## To be done
Lift every line from the entries that includes the word "this".
--- Start ---
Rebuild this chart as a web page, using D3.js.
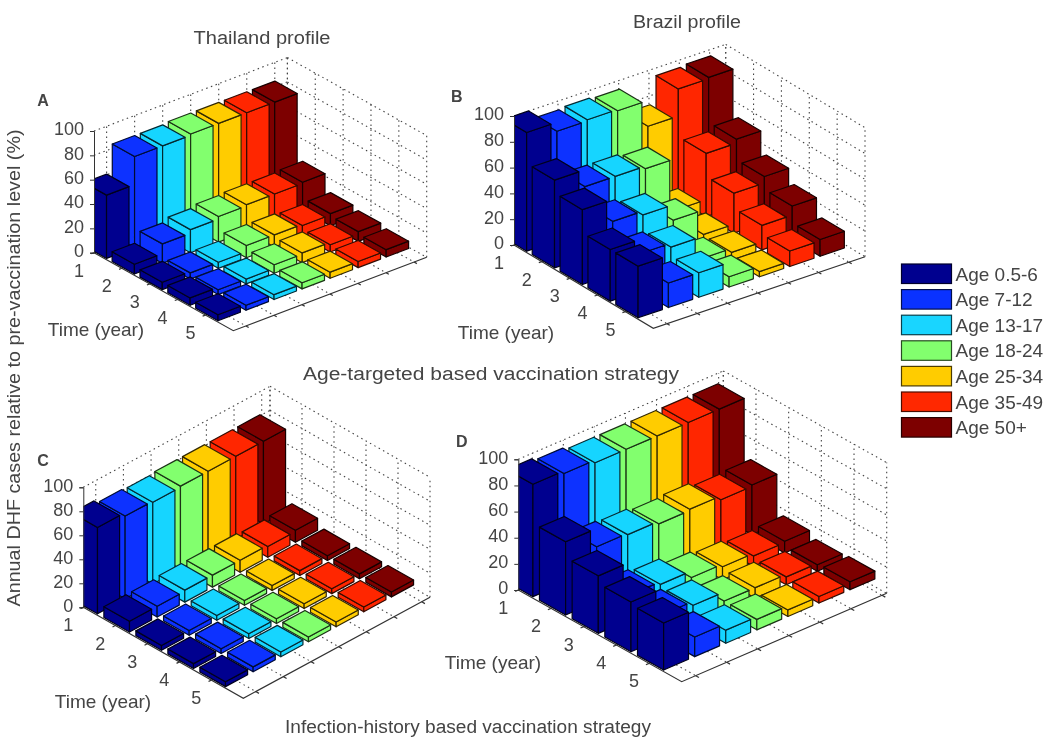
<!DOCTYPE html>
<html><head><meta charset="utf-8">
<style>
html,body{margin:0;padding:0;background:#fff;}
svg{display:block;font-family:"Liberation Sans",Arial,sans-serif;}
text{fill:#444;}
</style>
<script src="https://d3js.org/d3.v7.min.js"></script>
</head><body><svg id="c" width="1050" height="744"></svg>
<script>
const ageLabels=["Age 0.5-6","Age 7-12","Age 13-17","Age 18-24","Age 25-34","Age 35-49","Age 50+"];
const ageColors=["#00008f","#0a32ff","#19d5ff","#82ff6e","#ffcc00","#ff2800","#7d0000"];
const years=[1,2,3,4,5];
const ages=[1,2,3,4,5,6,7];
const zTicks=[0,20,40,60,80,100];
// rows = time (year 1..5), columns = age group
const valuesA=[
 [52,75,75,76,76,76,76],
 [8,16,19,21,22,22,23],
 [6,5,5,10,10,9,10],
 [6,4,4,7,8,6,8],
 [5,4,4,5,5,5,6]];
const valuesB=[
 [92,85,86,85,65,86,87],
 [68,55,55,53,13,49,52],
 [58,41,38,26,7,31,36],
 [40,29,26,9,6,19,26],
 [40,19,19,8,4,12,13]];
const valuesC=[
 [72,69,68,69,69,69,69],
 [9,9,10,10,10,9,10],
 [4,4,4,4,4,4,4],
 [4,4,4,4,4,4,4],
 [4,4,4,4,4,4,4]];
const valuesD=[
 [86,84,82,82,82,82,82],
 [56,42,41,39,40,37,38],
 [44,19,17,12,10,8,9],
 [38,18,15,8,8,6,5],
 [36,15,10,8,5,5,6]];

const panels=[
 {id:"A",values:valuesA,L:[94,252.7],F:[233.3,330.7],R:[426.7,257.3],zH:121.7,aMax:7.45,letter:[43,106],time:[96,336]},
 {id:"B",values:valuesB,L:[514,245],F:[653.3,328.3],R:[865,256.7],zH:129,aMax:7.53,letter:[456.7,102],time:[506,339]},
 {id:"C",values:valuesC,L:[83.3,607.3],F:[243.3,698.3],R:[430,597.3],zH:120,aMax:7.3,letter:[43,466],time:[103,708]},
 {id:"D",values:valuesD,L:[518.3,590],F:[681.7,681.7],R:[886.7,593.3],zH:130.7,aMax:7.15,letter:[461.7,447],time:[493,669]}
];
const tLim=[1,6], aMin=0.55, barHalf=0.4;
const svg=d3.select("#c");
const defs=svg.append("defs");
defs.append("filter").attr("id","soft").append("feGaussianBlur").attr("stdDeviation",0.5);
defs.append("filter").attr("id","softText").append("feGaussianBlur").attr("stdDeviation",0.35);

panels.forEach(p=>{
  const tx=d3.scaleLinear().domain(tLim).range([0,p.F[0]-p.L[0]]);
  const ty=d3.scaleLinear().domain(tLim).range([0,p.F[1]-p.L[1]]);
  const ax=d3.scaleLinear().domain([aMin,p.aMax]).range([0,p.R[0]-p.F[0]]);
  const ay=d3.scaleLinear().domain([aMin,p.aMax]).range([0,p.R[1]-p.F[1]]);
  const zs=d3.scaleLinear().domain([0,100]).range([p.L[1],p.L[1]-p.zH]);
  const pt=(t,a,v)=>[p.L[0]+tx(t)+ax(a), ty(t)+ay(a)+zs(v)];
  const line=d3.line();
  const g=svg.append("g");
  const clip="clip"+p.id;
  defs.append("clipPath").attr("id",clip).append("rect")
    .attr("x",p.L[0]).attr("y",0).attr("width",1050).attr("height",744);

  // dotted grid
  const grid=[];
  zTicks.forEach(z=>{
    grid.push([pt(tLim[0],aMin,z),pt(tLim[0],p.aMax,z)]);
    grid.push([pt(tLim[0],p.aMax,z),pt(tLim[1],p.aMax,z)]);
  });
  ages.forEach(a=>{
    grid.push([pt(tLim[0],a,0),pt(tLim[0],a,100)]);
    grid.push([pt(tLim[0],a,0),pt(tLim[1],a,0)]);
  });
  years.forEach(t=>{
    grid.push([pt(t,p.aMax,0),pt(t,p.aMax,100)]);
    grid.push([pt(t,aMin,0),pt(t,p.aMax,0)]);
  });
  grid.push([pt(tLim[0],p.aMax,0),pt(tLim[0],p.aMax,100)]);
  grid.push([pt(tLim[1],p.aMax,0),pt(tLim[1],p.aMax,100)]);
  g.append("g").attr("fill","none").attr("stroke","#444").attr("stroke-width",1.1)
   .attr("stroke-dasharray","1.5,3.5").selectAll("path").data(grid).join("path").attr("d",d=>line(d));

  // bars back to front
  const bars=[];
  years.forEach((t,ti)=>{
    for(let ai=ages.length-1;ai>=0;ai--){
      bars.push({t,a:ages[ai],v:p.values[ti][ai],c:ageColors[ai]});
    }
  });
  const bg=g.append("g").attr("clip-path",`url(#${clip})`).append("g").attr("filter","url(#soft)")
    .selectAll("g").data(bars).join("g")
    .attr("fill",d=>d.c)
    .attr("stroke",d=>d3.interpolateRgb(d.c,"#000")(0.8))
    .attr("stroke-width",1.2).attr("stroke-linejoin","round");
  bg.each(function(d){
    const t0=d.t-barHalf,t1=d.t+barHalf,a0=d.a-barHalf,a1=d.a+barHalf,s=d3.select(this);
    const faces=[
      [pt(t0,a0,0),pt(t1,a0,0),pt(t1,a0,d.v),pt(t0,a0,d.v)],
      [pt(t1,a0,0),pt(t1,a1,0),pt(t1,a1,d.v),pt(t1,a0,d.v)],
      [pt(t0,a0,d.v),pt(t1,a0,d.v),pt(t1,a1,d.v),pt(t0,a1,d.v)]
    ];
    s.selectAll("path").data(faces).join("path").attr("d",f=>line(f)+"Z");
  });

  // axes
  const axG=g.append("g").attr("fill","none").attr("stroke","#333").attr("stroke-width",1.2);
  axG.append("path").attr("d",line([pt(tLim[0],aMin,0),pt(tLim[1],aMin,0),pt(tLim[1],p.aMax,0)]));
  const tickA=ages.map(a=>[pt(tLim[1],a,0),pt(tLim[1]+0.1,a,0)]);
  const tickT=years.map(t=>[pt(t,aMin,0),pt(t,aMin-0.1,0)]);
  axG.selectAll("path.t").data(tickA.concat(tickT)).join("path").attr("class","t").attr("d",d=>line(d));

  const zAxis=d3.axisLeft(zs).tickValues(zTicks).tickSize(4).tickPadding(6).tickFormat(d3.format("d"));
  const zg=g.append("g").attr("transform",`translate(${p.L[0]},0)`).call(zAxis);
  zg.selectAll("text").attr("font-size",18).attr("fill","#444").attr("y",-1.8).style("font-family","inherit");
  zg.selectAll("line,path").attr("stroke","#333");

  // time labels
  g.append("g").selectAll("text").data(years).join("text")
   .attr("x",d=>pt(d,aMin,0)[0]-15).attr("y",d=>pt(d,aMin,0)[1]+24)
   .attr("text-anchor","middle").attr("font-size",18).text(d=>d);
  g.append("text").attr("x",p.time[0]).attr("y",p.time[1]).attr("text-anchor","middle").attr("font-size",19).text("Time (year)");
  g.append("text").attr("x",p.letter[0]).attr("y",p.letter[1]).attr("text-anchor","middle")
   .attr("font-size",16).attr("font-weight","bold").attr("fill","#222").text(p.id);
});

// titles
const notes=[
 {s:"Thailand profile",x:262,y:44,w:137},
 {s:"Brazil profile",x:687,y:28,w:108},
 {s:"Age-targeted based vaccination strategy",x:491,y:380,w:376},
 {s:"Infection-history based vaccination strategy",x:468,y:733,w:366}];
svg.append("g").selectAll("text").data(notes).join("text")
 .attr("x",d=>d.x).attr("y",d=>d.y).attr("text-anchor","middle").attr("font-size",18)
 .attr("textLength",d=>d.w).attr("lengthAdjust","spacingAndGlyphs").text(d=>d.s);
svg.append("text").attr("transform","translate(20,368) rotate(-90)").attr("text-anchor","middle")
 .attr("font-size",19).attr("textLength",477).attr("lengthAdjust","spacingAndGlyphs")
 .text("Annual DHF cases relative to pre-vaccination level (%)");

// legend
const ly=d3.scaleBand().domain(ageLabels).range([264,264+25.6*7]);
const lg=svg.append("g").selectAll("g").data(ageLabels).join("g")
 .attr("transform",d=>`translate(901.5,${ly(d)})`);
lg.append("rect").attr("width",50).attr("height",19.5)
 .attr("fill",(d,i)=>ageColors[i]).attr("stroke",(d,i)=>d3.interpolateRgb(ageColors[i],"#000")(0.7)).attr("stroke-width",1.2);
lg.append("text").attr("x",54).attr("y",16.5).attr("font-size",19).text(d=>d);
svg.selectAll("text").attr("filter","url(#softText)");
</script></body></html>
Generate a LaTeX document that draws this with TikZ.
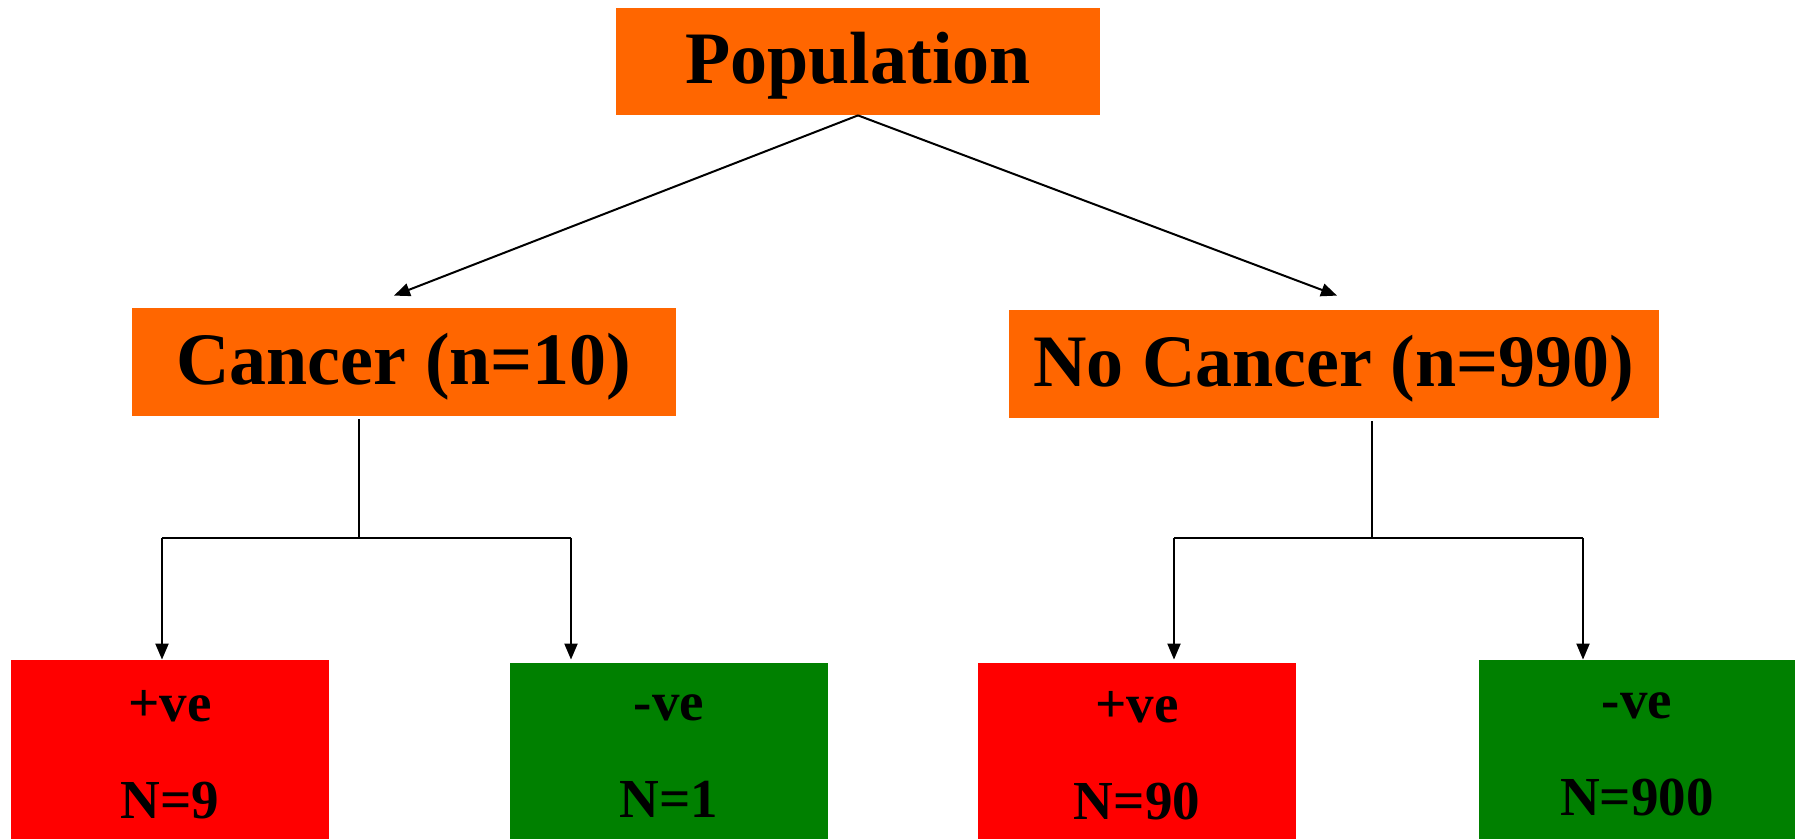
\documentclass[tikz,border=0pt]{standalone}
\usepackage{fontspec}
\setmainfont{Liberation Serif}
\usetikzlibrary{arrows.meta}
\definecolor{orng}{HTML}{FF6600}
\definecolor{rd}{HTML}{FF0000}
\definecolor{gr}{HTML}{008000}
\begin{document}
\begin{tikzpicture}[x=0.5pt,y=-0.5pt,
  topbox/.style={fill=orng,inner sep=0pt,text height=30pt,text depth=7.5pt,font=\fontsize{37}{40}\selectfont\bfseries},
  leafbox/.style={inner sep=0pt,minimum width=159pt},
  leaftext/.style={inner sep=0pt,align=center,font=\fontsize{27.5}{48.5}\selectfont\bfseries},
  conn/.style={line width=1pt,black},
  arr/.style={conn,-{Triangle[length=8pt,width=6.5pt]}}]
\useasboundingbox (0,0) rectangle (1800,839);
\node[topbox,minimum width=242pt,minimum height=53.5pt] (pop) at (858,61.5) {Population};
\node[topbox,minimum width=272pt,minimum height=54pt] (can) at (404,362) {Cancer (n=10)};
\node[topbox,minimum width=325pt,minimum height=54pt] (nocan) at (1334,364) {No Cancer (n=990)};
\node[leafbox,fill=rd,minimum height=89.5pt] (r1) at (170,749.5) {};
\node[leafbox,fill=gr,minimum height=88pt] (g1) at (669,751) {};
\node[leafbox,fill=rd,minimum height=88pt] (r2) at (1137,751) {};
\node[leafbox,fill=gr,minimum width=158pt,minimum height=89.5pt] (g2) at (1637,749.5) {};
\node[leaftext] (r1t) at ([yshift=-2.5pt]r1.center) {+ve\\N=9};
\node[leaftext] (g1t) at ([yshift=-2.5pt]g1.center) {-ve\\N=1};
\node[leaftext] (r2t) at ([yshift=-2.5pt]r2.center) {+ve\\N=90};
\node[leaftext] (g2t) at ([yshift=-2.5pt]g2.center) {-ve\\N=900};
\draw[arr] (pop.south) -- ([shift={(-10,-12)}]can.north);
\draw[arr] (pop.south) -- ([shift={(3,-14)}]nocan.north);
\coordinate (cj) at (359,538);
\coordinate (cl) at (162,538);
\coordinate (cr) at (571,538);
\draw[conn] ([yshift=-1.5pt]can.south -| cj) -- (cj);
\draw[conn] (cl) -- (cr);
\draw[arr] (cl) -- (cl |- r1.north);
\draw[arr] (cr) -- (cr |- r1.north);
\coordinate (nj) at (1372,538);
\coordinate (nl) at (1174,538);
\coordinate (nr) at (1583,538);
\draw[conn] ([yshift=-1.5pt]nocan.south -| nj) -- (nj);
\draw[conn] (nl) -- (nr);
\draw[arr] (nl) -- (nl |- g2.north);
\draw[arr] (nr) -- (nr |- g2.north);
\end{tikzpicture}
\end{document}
--- End ---
## Exercise output
Rebuild this chart as a web page, using D3.js.
    const t0=d.t-barHalf,t1=d.t+barHalf,a0=d.a-barHalf,a1=d.a+barHalf,s=d3.select(this);
Generate a LaTeX document that draws this with TikZ.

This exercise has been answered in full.